Last January, I listened to David Harvey say that he supported the Chinese theft of intellectual property — as he was sitting at a table in the Verso Books loft in Brooklyn. Verso’s business model, obviously, is based on intellectual property, and Harvey himself makes not a few bucks selling his books. Would the professor be willing to give up his intellectual property and give away his books for free? I asked him that. He would not give me a straight answer. Hypocrite. We don’t live in socialism, we live in capitalism, and the Chinese gangster-commmunist-capitalists are the world’s leading tech and IP thieves.
Stalinist bureaucratic collectivist ruling classes are poor innovators. The Chinese have been trying to build a simple car to compete with the likes of GM or VW or Toyota or Mercedes for three decades, without success. They’ve been trying for two decades to catch up and overtake the West in microchips. They’re still decades behind. In a totalitarian system where critical thought has been formally outlawed (see my book), where independent-thinking professors are regularly fired, where there’s no IP such that inventions are regularly ripped off, even before they get produced, in that kind of system, neither China’s state nor even its private companies are very good innovators.
I quoted a Chinese engineer who said, “there’s no such thing as an honest business in China. Who would invest millions of dollars in a new invention when it could all be ripped off tomorrow and you would be bankrupt?” He’s right. And that’s why they’ve been dependent of forced tech transfer, outright tech and IP theft, and buying foreign companies when they could (Volvo, Syngenta, etc.) to acquire the tech they want — though the latter has been mostly cut off with the trade war, which means that they’re more dependent than ever on tech theft (read my book).

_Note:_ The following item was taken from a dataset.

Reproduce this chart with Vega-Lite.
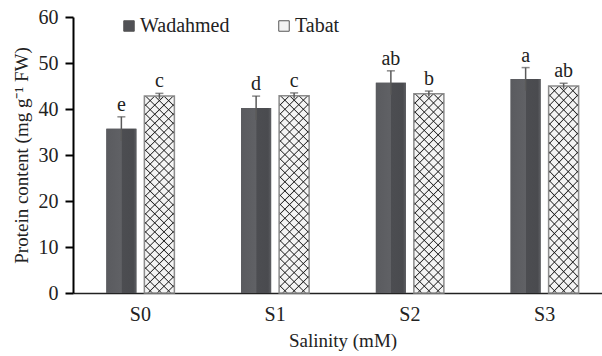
{
  "$schema": "https://vega.github.io/schema/vega-lite/v6.json",
  "width": 529,
  "height": 276,
  "autosize": {"type": "none"},
  "padding": {"left": 73, "top": 17, "right": 0, "bottom": 63},
  "background": "white",
  "config": {
    "view": {"stroke": null},
    "font": "Liberation Serif",
    "axis": {"labelFont": "Liberation Serif", "titleFont": "Liberation Serif", "titleFontWeight": "normal", "labelColor": "#222", "titleColor": "#222", "grid": false}
  },
  "data": {
    "values": [
      {"salinity": "S0", "cultivar": "Wadahmed", "mean": 35.7, "lo": 33.1, "hi": 38.3, "letter": "e"},
      {"salinity": "S0", "cultivar": "Tabat", "mean": 42.8, "lo": 42.2, "hi": 43.4, "letter": "c"},
      {"salinity": "S1", "cultivar": "Wadahmed", "mean": 40.2, "lo": 37.6, "hi": 42.8, "letter": "d"},
      {"salinity": "S1", "cultivar": "Tabat", "mean": 42.9, "lo": 42.3, "hi": 43.5, "letter": "c"},
      {"salinity": "S2", "cultivar": "Wadahmed", "mean": 45.7, "lo": 43.1, "hi": 48.3, "letter": "ab"},
      {"salinity": "S2", "cultivar": "Tabat", "mean": 43.3, "lo": 42.7, "hi": 43.9, "letter": "b"},
      {"salinity": "S3", "cultivar": "Wadahmed", "mean": 46.5, "lo": 44.0, "hi": 49.0, "letter": "a"},
      {"salinity": "S3", "cultivar": "Tabat", "mean": 45.0, "lo": 44.4, "hi": 45.6, "letter": "ab"}
    ]
  },
  "encoding": {
    "x": {
      "field": "salinity", "type": "nominal",
      "scale": {"range": [0, 539], "paddingInner": 0, "paddingOuter": 0},
      "axis": {"title": "Salinity (mM)", "labelAngle": 0, "ticks": false, "domainColor": "#222", "domainWidth": 1.5, "labelFontSize": 20, "labelPadding": 11, "titleFontSize": 19, "titlePadding": 7}
    },
    "xOffset": {
      "field": "cultivar", "type": "nominal", "sort": ["Wadahmed", "Tabat"],
      "scale": {"paddingInner": 0.21, "paddingOuter": 0.878}
    }
  },
  "layer": [
    {
      "mark": {"type": "bar"},
      "encoding": {
        "y": {
          "field": "mean", "type": "quantitative",
          "scale": {"domain": [0, 60], "nice": false},
          "axis": {"title": "Protein content (mg g⁻¹ FW)", "values": [0, 10, 20, 30, 40, 50, 60], "domainColor": "black", "domainWidth": 2, "tickColor": "black", "tickWidth": 2, "tickSize": 8, "labelFontSize": 20, "labelPadding": 7, "titleFontSize": 19, "titlePadding": 7}
        },
        "color": {
          "field": "cultivar", "type": "nominal",
          "scale": {"domain": ["Wadahmed", "Tabat"], "range": ["#505155", "#f4f4f4"]},
          "legend": {"orient": "none", "legendX": 46, "legendY": -1, "direction": "horizontal", "columns": 2, "title": null, "labelFontSize": 20, "labelFont": "Liberation Serif", "labelColor": "#222", "symbolType": "square", "symbolSize": 110, "labelOffset": 1, "columnPadding": 44, "symbolStrokeColor": "#555", "symbolStrokeWidth": 1, "padding": 0}
        }
      }
    },
    {
      "transform": [{"filter": "datum.cultivar === 'Wadahmed'"}],
      "mark": {
        "type": "bar",
        "fill": {"gradient": "linear", "x1": 0, "y1": 0, "x2": 1, "y2": 0, "stops": [
          {"offset": 0, "color": "#5a5b5f"},
          {"offset": 0.5, "color": "#606165"},
          {"offset": 0.52, "color": "#4c4d51"},
          {"offset": 0.9, "color": "#4a4b4f"},
          {"offset": 1, "color": "#5e5f63"}
        ]}
      },
      "encoding": {"y": {"field": "mean", "type": "quantitative"}}
    },
    {
      "transform": [{"filter": "datum.cultivar === 'Tabat'"}],
      "mark": {
        "type": "bar",
        "fill": {"gradient": "linear", "x1": 0, "y1": 0, "x2": 0.1687, "y2": 1.1247, "stops": [
          {"offset": 0, "color": "rgba(20,20,20,0)"}, {"offset": 0.005, "color": "rgba(20,20,20,0.9)"}, {"offset": 0.01, "color": "rgba(20,20,20,0)"},
          {"offset": 0.04, "color": "rgba(20,20,20,0)"}, {"offset": 0.045, "color": "rgba(20,20,20,0.9)"}, {"offset": 0.05, "color": "rgba(20,20,20,0)"},
          {"offset": 0.08, "color": "rgba(20,20,20,0)"}, {"offset": 0.085, "color": "rgba(20,20,20,0.9)"}, {"offset": 0.09, "color": "rgba(20,20,20,0)"},
          {"offset": 0.12, "color": "rgba(20,20,20,0)"}, {"offset": 0.125, "color": "rgba(20,20,20,0.9)"}, {"offset": 0.13, "color": "rgba(20,20,20,0)"},
          {"offset": 0.16, "color": "rgba(20,20,20,0)"}, {"offset": 0.165, "color": "rgba(20,20,20,0.9)"}, {"offset": 0.17, "color": "rgba(20,20,20,0)"},
          {"offset": 0.2, "color": "rgba(20,20,20,0)"}, {"offset": 0.205, "color": "rgba(20,20,20,0.9)"}, {"offset": 0.21, "color": "rgba(20,20,20,0)"},
          {"offset": 0.24, "color": "rgba(20,20,20,0)"}, {"offset": 0.245, "color": "rgba(20,20,20,0.9)"}, {"offset": 0.25, "color": "rgba(20,20,20,0)"},
          {"offset": 0.28, "color": "rgba(20,20,20,0)"}, {"offset": 0.285, "color": "rgba(20,20,20,0.9)"}, {"offset": 0.29, "color": "rgba(20,20,20,0)"},
          {"offset": 0.32, "color": "rgba(20,20,20,0)"}, {"offset": 0.325, "color": "rgba(20,20,20,0.9)"}, {"offset": 0.33, "color": "rgba(20,20,20,0)"},
          {"offset": 0.36, "color": "rgba(20,20,20,0)"}, {"offset": 0.365, "color": "rgba(20,20,20,0.9)"}, {"offset": 0.37, "color": "rgba(20,20,20,0)"},
          {"offset": 0.4, "color": "rgba(20,20,20,0)"}, {"offset": 0.405, "color": "rgba(20,20,20,0.9)"}, {"offset": 0.41, "color": "rgba(20,20,20,0)"},
          {"offset": 0.44, "color": "rgba(20,20,20,0)"}, {"offset": 0.445, "color": "rgba(20,20,20,0.9)"}, {"offset": 0.45, "color": "rgba(20,20,20,0)"},
          {"offset": 0.48, "color": "rgba(20,20,20,0)"}, {"offset": 0.485, "color": "rgba(20,20,20,0.9)"}, {"offset": 0.49, "color": "rgba(20,20,20,0)"},
          {"offset": 0.52, "color": "rgba(20,20,20,0)"}, {"offset": 0.525, "color": "rgba(20,20,20,0.9)"}, {"offset": 0.53, "color": "rgba(20,20,20,0)"},
          {"offset": 0.56, "color": "rgba(20,20,20,0)"}, {"offset": 0.565, "color": "rgba(20,20,20,0.9)"}, {"offset": 0.57, "color": "rgba(20,20,20,0)"},
          {"offset": 0.6, "color": "rgba(20,20,20,0)"}, {"offset": 0.605, "color": "rgba(20,20,20,0.9)"}, {"offset": 0.61, "color": "rgba(20,20,20,0)"},
          {"offset": 0.64, "color": "rgba(20,20,20,0)"}, {"offset": 0.645, "color": "rgba(20,20,20,0.9)"}, {"offset": 0.65, "color": "rgba(20,20,20,0)"},
          {"offset": 0.68, "color": "rgba(20,20,20,0)"}, {"offset": 0.685, "color": "rgba(20,20,20,0.9)"}, {"offset": 0.69, "color": "rgba(20,20,20,0)"},
          {"offset": 0.72, "color": "rgba(20,20,20,0)"}, {"offset": 0.725, "color": "rgba(20,20,20,0.9)"}, {"offset": 0.73, "color": "rgba(20,20,20,0)"},
          {"offset": 0.76, "color": "rgba(20,20,20,0)"}, {"offset": 0.765, "color": "rgba(20,20,20,0.9)"}, {"offset": 0.77, "color": "rgba(20,20,20,0)"},
          {"offset": 0.8, "color": "rgba(20,20,20,0)"}, {"offset": 0.805, "color": "rgba(20,20,20,0.9)"}, {"offset": 0.81, "color": "rgba(20,20,20,0)"},
          {"offset": 0.84, "color": "rgba(20,20,20,0)"}, {"offset": 0.845, "color": "rgba(20,20,20,0.9)"}, {"offset": 0.85, "color": "rgba(20,20,20,0)"},
          {"offset": 0.88, "color": "rgba(20,20,20,0)"}, {"offset": 0.885, "color": "rgba(20,20,20,0.9)"}, {"offset": 0.89, "color": "rgba(20,20,20,0)"},
          {"offset": 0.92, "color": "rgba(20,20,20,0)"}, {"offset": 0.925, "color": "rgba(20,20,20,0.9)"}, {"offset": 0.93, "color": "rgba(20,20,20,0)"},
          {"offset": 0.96, "color": "rgba(20,20,20,0)"}, {"offset": 0.965, "color": "rgba(20,20,20,0.9)"}, {"offset": 0.97, "color": "rgba(20,20,20,0)"},
          {"offset": 1, "color": "rgba(20,20,20,0)"}
        ]}
      },
      "encoding": {"y": {"field": "mean", "type": "quantitative"}}
    },
    {
      "transform": [{"filter": "datum.cultivar === 'Tabat'"}],
      "mark": {
        "type": "bar",
        "stroke": "#8c8c8c",
        "strokeWidth": 1.5,
        "fill": {"gradient": "linear", "x1": 1, "y1": 0, "x2": 0.8313, "y2": 1.1247, "stops": [
          {"offset": 0, "color": "rgba(20,20,20,0)"}, {"offset": 0.005, "color": "rgba(20,20,20,0.9)"}, {"offset": 0.01, "color": "rgba(20,20,20,0)"},
          {"offset": 0.04, "color": "rgba(20,20,20,0)"}, {"offset": 0.045, "color": "rgba(20,20,20,0.9)"}, {"offset": 0.05, "color": "rgba(20,20,20,0)"},
          {"offset": 0.08, "color": "rgba(20,20,20,0)"}, {"offset": 0.085, "color": "rgba(20,20,20,0.9)"}, {"offset": 0.09, "color": "rgba(20,20,20,0)"},
          {"offset": 0.12, "color": "rgba(20,20,20,0)"}, {"offset": 0.125, "color": "rgba(20,20,20,0.9)"}, {"offset": 0.13, "color": "rgba(20,20,20,0)"},
          {"offset": 0.16, "color": "rgba(20,20,20,0)"}, {"offset": 0.165, "color": "rgba(20,20,20,0.9)"}, {"offset": 0.17, "color": "rgba(20,20,20,0)"},
          {"offset": 0.2, "color": "rgba(20,20,20,0)"}, {"offset": 0.205, "color": "rgba(20,20,20,0.9)"}, {"offset": 0.21, "color": "rgba(20,20,20,0)"},
          {"offset": 0.24, "color": "rgba(20,20,20,0)"}, {"offset": 0.245, "color": "rgba(20,20,20,0.9)"}, {"offset": 0.25, "color": "rgba(20,20,20,0)"},
          {"offset": 0.28, "color": "rgba(20,20,20,0)"}, {"offset": 0.285, "color": "rgba(20,20,20,0.9)"}, {"offset": 0.29, "color": "rgba(20,20,20,0)"},
          {"offset": 0.32, "color": "rgba(20,20,20,0)"}, {"offset": 0.325, "color": "rgba(20,20,20,0.9)"}, {"offset": 0.33, "color": "rgba(20,20,20,0)"},
          {"offset": 0.36, "color": "rgba(20,20,20,0)"}, {"offset": 0.365, "color": "rgba(20,20,20,0.9)"}, {"offset": 0.37, "color": "rgba(20,20,20,0)"},
          {"offset": 0.4, "color": "rgba(20,20,20,0)"}, {"offset": 0.405, "color": "rgba(20,20,20,0.9)"}, {"offset": 0.41, "color": "rgba(20,20,20,0)"},
          {"offset": 0.44, "color": "rgba(20,20,20,0)"}, {"offset": 0.445, "color": "rgba(20,20,20,0.9)"}, {"offset": 0.45, "color": "rgba(20,20,20,0)"},
          {"offset": 0.48, "color": "rgba(20,20,20,0)"}, {"offset": 0.485, "color": "rgba(20,20,20,0.9)"}, {"offset": 0.49, "color": "rgba(20,20,20,0)"},
          {"offset": 0.52, "color": "rgba(20,20,20,0)"}, {"offset": 0.525, "color": "rgba(20,20,20,0.9)"}, {"offset": 0.53, "color": "rgba(20,20,20,0)"},
          {"offset": 0.56, "color": "rgba(20,20,20,0)"}, {"offset": 0.565, "color": "rgba(20,20,20,0.9)"}, {"offset": 0.57, "color": "rgba(20,20,20,0)"},
          {"offset": 0.6, "color": "rgba(20,20,20,0)"}, {"offset": 0.605, "color": "rgba(20,20,20,0.9)"}, {"offset": 0.61, "color": "rgba(20,20,20,0)"},
          {"offset": 0.64, "color": "rgba(20,20,20,0)"}, {"offset": 0.645, "color": "rgba(20,20,20,0.9)"}, {"offset": 0.65, "color": "rgba(20,20,20,0)"},
          {"offset": 0.68, "color": "rgba(20,20,20,0)"}, {"offset": 0.685, "color": "rgba(20,20,20,0.9)"}, {"offset": 0.69, "color": "rgba(20,20,20,0)"},
          {"offset": 0.72, "color": "rgba(20,20,20,0)"}, {"offset": 0.725, "color": "rgba(20,20,20,0.9)"}, {"offset": 0.73, "color": "rgba(20,20,20,0)"},
          {"offset": 0.76, "color": "rgba(20,20,20,0)"}, {"offset": 0.765, "color": "rgba(20,20,20,0.9)"}, {"offset": 0.77, "color": "rgba(20,20,20,0)"},
          {"offset": 0.8, "color": "rgba(20,20,20,0)"}, {"offset": 0.805, "color": "rgba(20,20,20,0.9)"}, {"offset": 0.81, "color": "rgba(20,20,20,0)"},
          {"offset": 0.84, "color": "rgba(20,20,20,0)"}, {"offset": 0.845, "color": "rgba(20,20,20,0.9)"}, {"offset": 0.85, "color": "rgba(20,20,20,0)"},
          {"offset": 0.88, "color": "rgba(20,20,20,0)"}, {"offset": 0.885, "color": "rgba(20,20,20,0.9)"}, {"offset": 0.89, "color": "rgba(20,20,20,0)"},
          {"offset": 0.92, "color": "rgba(20,20,20,0)"}, {"offset": 0.925, "color": "rgba(20,20,20,0.9)"}, {"offset": 0.93, "color": "rgba(20,20,20,0)"},
          {"offset": 0.96, "color": "rgba(20,20,20,0)"}, {"offset": 0.965, "color": "rgba(20,20,20,0.9)"}, {"offset": 0.97, "color": "rgba(20,20,20,0)"},
          {"offset": 1, "color": "rgba(20,20,20,0)"}
        ]}
      },
      "encoding": {"y": {"field": "mean", "type": "quantitative"}}
    },
    {
      "mark": {"type": "rule", "color": "#5a5a5a", "strokeWidth": 1.5},
      "encoding": {
        "y": {"field": "lo", "type": "quantitative"},
        "y2": {"field": "hi"}
      }
    },
    {
      "mark": {"type": "tick", "color": "#5a5a5a", "size": 8, "thickness": 1.5},
      "encoding": {"y": {"field": "hi", "type": "quantitative"}}
    },
    {
      "mark": {"type": "text", "font": "Liberation Serif", "fontSize": 20, "baseline": "alphabetic", "dy": -6, "color": "#222"},
      "encoding": {
        "y": {"field": "hi", "type": "quantitative"},
        "text": {"field": "letter"}
      }
    }
  ]
}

Quishi, the Party theoretical organ, justifies tech theft from the West. Huawei, as the sources I cited show, has been based on tech theft since it started. Indeed, it openly pays employees of Western partner companies bonuses to steal their tech. And btw it does not lead the world in telecom tech, it leads because its the lowest price producer, same with China’s photovoltaic panel producers. But Huawei then goes to US courts to sue for copyright infringement to protect its own IP.
So the Chinese ruling class wants it both ways: They want to be free to steal Western tech but stop Western companies from stealing their own tech. Well, that’s what courts are for. China’s phony “socialists” do not wish to abolish the idea of IP. They want to steal it like the gangsters they are, instead of paying to license it because if they paid to license it they would lose their competitive advantage in the world market. Yet at the same time they hypocritically go to US courts to sue when they feel their own IP is threatened.
Second: Saying that China’s rulers are “sociopaths.” Concentration camps are not sociopathic? Really?